Fri | Dec 2, 2022

Puerto Rico seeks US waiver as diesel dwindles after storm

Published:Tuesday | September 27, 2022 | 4:54 PM
A house lays in the mud after it was washed away by Hurricane Fiona at Villa Esperanza in Salinas, Puerto Rico, Wednesday, September 21, 2022. Fiona left hundreds of people stranded across the island after smashing roads and bridges, with authorities still struggling to reach them four days after the storm smacked the US territory, causing historic flooding. (AP Photo/Alejandro Granadillo)

SAN JUAN, Puerto Rico (AP) — Puerto Rico's governor on Tuesday requested that the United States government waive a federal law to allow for more fuel shipments to the island amid concerns over a dwindling supply of diesel in the wake of Hurricane Fiona.

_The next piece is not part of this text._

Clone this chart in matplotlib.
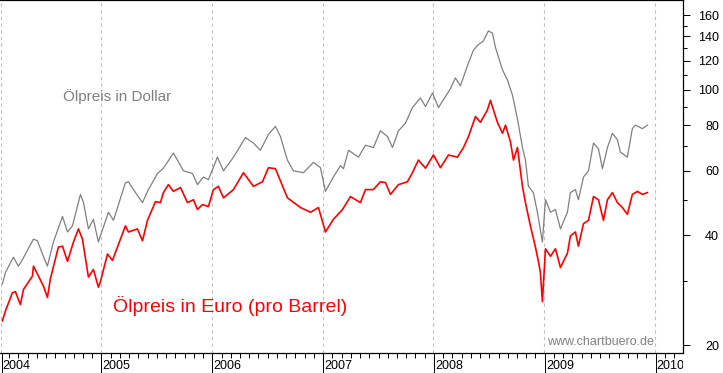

Governor Pedro Pierluisi warned that a shortage of fuel would affect public health, security and government functions in the US territory.

“Diesel supplies continue to decrease at a higher rate than previously anticipated, and shortages have been reported around the island,” he wrote.

The law that Pierluisi references is the Merchant Marine Act of 1920, best known as the Jones act, which requires that all goods transported to Puerto Rico be aboard a ship built in the US, owned and crewed by US citizens and flying the US flag.

The law has been waived during previous storms, but US President Joe Biden has not responded to Pierluisi's petition.

Pierluisi's letter comes as a British Petroleum ship with 300,000 barrels of diesel floats off Puerto Rico's southern coast since Sunday, awaiting entry.

A group of Puerto Rico legislators, including the president of the island's House of Representatives, were at a White House meeting with officials to urge a temporary waiver of the law amid concerns that elderly people could start dying like they did in the sweltering aftermath of Hurricane Maria, which struck as a Category 4 storm in September 2017.

“Every minute counts in an emergency,” said Puerto Rico Rep. Eddie Charbonier.

Local and federal officials have long called for a permanent repeal of the Jones Act, saying it has driven up prices and crippled Puerto Rico's economy.